> ENTRIES PROVIDED:
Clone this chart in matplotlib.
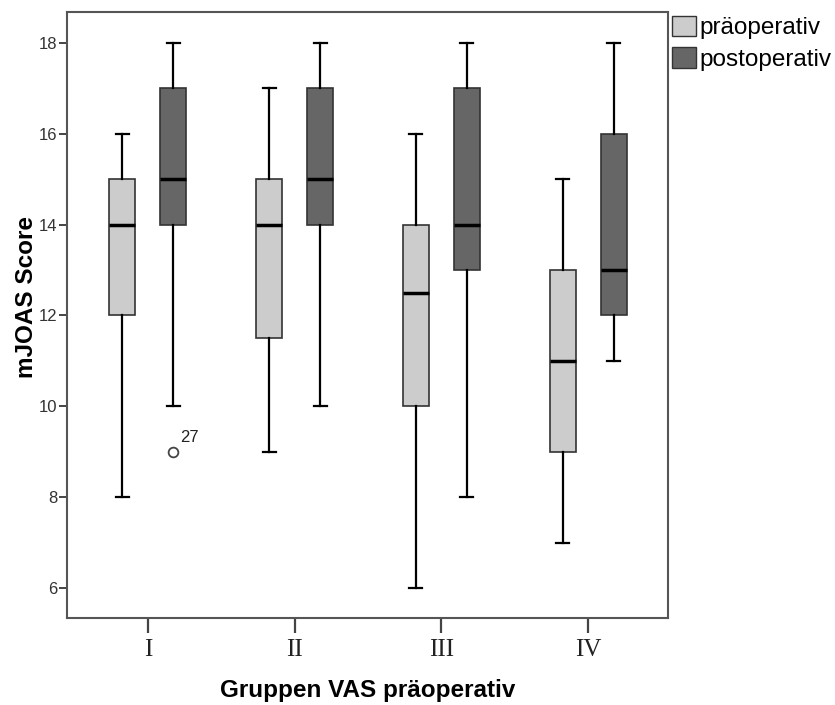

* * *

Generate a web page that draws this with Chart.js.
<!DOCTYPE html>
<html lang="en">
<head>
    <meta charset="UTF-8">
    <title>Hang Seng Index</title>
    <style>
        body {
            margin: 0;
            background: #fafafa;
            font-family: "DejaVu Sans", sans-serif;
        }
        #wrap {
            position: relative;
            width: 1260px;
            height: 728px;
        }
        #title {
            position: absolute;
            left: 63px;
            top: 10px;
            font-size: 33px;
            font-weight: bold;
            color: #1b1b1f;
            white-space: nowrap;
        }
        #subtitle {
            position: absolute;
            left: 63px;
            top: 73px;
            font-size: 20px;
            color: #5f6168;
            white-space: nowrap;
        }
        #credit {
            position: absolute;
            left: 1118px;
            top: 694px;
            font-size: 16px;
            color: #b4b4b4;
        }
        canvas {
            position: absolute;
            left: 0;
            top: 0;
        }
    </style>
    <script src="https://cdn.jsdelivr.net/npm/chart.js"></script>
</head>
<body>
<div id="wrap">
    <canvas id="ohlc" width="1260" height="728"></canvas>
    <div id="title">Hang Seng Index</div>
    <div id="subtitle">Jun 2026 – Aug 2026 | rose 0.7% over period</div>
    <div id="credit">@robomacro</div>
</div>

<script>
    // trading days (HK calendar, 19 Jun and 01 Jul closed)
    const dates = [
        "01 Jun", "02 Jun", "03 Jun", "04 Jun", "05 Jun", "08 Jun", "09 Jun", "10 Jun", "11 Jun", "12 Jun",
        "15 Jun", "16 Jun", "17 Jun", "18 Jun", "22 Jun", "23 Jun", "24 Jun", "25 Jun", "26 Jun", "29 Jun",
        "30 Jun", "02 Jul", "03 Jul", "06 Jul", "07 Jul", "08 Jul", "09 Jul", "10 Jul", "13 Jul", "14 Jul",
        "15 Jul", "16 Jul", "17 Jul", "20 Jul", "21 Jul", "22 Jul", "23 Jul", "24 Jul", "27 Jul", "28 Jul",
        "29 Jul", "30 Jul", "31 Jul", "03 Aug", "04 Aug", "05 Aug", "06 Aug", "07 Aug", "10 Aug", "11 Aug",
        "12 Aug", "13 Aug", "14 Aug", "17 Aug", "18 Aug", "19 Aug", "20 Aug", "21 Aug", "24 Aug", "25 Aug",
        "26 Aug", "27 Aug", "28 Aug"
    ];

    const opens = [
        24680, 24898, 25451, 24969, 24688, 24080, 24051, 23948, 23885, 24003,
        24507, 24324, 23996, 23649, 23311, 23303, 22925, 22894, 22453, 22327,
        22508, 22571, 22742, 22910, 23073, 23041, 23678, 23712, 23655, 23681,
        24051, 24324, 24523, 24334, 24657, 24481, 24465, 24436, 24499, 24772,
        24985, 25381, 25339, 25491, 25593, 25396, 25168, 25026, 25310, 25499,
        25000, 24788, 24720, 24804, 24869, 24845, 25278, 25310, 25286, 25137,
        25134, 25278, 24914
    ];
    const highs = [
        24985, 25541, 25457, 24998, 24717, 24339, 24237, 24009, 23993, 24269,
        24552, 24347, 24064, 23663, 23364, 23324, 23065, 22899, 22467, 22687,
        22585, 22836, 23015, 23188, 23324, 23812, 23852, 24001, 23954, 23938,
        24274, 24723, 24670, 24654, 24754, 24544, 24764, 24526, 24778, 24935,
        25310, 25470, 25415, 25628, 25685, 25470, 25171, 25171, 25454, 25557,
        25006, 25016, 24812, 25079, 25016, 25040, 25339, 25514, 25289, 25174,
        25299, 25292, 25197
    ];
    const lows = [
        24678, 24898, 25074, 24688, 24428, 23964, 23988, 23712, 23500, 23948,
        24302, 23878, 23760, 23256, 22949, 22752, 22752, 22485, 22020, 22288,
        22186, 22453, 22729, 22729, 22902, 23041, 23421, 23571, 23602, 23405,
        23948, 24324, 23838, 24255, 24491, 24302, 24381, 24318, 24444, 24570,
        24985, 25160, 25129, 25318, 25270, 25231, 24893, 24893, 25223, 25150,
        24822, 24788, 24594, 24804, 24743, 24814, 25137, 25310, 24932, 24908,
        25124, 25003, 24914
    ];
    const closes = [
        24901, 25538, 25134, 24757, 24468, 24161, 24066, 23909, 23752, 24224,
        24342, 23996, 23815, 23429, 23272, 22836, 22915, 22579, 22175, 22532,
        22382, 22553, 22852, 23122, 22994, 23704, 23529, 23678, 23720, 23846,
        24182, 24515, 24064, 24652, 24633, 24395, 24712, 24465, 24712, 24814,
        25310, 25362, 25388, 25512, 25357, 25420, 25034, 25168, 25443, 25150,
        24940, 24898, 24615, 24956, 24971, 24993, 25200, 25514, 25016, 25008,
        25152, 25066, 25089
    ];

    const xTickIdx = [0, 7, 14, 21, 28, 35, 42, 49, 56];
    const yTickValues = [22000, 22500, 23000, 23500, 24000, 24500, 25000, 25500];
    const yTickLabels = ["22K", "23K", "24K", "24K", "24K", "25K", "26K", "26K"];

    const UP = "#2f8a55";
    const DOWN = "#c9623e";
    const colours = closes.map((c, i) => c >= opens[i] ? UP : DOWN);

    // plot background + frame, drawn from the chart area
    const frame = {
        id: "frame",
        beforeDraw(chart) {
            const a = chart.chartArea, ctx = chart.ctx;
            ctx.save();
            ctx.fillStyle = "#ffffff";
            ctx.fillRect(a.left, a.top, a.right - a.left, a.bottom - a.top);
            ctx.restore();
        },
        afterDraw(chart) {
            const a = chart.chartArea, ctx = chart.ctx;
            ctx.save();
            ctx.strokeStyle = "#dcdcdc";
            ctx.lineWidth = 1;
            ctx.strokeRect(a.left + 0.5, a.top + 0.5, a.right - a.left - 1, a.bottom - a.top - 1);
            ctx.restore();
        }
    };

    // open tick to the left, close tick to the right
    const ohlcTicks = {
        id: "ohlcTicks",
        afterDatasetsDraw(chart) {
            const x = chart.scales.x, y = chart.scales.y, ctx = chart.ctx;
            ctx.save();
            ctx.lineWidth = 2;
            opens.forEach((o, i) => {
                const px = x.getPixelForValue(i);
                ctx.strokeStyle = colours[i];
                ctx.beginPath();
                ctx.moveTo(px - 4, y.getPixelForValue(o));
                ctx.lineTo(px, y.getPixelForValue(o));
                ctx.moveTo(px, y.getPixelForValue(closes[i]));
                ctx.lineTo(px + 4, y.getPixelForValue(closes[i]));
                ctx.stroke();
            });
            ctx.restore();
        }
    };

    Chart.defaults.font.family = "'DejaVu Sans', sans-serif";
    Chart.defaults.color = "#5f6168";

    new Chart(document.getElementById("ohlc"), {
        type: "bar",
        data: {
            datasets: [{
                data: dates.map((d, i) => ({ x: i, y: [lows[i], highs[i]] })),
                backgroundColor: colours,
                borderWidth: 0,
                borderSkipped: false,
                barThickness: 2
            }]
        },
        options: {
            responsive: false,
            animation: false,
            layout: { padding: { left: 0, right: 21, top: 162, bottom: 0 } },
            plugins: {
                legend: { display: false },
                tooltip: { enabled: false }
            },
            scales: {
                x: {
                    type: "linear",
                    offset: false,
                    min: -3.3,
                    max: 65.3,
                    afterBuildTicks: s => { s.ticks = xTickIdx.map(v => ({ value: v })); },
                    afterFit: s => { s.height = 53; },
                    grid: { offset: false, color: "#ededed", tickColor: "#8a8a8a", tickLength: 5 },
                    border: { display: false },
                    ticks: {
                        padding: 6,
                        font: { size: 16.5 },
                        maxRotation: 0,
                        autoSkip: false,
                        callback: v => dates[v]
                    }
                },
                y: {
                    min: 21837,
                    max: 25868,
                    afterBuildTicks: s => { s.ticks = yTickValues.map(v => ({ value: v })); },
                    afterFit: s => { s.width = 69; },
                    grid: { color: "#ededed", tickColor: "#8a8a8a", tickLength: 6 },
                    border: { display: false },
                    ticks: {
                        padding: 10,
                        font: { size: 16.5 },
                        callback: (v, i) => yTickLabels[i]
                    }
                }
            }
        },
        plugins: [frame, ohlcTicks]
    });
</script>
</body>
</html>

==

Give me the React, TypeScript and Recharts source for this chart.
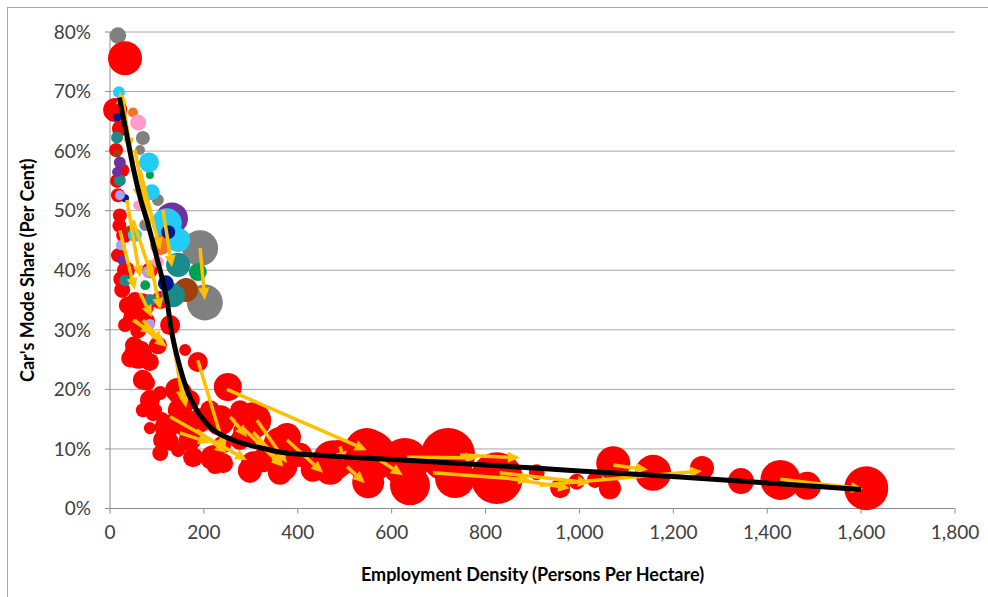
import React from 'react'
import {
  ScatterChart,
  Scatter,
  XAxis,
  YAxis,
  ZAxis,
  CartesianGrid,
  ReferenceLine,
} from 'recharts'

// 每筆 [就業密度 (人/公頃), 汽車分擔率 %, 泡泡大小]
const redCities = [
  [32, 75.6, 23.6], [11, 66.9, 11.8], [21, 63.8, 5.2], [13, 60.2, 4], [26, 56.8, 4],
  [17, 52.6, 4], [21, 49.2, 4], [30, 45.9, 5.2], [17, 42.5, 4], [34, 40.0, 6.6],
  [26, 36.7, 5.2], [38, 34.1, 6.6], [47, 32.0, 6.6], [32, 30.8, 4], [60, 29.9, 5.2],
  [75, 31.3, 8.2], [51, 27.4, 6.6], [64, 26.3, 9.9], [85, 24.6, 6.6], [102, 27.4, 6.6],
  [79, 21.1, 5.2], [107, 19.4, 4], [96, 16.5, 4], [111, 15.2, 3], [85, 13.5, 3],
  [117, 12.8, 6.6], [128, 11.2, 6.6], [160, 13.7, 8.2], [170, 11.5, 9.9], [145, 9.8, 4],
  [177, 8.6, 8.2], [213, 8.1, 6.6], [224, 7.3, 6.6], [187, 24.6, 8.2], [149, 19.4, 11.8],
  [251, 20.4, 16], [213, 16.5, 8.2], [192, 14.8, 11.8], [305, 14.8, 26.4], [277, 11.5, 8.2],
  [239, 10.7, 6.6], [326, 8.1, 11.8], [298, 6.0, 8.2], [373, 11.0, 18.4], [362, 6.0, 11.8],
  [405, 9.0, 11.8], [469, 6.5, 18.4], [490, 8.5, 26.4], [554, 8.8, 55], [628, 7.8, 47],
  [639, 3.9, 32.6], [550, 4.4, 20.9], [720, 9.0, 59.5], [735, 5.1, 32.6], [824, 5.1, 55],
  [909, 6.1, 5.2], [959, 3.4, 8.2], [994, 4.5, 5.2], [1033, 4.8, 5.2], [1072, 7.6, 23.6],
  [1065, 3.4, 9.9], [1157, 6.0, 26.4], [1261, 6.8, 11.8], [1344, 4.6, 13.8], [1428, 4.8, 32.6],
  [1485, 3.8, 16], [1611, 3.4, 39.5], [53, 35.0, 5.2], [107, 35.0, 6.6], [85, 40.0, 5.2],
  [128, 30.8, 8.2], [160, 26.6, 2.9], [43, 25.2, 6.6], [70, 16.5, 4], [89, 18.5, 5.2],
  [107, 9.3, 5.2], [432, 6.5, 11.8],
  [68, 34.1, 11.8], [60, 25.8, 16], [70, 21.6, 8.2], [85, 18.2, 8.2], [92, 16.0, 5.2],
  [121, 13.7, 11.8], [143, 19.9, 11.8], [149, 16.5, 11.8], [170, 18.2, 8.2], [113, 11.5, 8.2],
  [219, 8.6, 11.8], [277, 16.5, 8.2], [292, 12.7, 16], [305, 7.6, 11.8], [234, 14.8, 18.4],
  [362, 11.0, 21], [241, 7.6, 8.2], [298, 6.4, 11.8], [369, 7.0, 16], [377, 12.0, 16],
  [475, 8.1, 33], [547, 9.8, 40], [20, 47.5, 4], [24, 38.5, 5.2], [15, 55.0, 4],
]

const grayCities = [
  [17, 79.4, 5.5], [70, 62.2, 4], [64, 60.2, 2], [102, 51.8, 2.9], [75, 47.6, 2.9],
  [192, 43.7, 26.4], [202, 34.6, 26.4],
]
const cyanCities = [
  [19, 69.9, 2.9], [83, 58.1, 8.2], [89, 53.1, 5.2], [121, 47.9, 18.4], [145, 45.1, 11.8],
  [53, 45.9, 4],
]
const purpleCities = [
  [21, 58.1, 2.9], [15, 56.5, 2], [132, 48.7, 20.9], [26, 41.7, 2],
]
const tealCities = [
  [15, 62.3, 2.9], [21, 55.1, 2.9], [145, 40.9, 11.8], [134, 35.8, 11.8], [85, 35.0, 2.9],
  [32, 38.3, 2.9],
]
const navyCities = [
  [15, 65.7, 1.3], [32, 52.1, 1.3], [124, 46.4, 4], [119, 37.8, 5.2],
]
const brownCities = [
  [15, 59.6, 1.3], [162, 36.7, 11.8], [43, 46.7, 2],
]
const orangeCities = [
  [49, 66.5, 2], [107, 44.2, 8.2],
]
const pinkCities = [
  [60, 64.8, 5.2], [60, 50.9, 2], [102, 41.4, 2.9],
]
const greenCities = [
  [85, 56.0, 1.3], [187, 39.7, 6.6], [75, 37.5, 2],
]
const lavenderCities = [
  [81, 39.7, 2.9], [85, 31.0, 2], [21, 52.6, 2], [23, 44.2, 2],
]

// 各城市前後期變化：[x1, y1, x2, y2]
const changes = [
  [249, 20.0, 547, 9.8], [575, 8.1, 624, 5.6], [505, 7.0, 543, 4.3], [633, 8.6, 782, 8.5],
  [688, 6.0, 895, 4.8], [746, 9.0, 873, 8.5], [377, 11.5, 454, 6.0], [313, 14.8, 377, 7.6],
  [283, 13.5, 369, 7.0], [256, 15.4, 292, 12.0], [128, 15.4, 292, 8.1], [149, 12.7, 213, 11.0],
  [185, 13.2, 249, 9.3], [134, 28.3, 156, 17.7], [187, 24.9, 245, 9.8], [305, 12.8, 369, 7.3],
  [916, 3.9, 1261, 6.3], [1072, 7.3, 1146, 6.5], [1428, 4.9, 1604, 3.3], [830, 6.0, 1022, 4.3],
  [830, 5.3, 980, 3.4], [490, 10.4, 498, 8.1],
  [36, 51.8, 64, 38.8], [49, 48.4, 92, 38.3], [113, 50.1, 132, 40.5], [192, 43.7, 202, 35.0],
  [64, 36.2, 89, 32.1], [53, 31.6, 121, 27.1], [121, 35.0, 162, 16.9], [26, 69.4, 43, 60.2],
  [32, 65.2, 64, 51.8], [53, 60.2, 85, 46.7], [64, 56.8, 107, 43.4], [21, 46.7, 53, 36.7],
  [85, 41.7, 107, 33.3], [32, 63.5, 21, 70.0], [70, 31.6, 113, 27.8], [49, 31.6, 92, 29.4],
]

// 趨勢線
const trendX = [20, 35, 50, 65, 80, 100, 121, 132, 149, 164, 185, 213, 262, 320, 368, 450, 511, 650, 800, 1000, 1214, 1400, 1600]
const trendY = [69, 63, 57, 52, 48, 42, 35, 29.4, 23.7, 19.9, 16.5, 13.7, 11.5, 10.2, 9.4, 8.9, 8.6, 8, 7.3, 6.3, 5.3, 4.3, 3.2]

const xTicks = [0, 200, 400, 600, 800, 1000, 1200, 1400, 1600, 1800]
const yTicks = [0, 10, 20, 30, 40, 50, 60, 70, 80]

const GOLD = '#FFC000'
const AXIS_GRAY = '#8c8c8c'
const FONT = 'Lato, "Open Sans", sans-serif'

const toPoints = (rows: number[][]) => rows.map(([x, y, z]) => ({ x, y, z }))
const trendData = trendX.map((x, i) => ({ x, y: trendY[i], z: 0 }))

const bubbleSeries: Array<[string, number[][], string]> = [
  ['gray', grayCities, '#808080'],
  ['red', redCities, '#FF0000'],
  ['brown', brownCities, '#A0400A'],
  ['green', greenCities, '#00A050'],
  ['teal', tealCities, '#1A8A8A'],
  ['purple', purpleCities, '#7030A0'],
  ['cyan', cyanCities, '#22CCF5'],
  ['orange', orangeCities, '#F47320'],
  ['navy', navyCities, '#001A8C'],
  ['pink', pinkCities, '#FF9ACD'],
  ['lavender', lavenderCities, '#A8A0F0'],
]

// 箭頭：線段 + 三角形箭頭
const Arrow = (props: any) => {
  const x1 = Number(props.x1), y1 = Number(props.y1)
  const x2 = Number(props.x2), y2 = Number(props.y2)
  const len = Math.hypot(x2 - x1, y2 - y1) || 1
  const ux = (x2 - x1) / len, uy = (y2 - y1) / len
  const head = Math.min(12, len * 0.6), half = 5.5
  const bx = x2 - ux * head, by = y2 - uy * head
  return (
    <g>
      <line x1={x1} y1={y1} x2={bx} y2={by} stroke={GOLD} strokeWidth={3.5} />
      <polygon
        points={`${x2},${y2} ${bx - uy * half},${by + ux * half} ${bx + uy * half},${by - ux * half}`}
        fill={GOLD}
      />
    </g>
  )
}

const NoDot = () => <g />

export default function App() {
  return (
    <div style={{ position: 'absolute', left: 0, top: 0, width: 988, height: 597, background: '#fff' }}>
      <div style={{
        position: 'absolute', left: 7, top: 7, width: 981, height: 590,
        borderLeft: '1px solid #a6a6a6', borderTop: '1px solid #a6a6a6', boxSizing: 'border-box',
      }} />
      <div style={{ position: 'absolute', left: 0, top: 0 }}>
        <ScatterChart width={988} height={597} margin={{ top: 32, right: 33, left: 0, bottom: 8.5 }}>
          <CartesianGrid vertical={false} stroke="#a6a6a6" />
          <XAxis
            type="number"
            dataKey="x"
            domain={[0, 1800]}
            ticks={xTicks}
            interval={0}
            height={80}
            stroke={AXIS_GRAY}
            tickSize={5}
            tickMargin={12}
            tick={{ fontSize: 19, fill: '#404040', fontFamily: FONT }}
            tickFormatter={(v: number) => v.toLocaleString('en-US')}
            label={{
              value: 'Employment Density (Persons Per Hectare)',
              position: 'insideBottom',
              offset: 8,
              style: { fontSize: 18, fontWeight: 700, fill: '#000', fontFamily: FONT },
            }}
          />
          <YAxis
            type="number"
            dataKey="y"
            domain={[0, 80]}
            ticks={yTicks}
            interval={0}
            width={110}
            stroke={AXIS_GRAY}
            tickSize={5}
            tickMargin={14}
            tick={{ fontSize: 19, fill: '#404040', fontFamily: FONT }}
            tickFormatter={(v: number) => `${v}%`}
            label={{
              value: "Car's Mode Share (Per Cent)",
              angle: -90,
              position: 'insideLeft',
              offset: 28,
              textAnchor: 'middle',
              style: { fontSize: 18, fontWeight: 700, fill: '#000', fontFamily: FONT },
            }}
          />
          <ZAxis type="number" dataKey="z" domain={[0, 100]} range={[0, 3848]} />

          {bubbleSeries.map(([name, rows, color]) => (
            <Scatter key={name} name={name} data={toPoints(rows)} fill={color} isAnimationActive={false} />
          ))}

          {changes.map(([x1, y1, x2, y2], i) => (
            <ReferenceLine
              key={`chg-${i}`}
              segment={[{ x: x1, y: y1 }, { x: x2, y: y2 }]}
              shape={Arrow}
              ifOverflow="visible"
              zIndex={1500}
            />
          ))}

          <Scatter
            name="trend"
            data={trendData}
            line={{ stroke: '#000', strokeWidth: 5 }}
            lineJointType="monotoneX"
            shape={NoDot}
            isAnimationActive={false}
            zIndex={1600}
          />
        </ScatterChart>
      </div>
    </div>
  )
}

> REQUEST: In the entries above, find each line with the string "React" and copy it.

> RESULT:
Give me the React, TypeScript and Recharts source for this chart.
import React from 'react'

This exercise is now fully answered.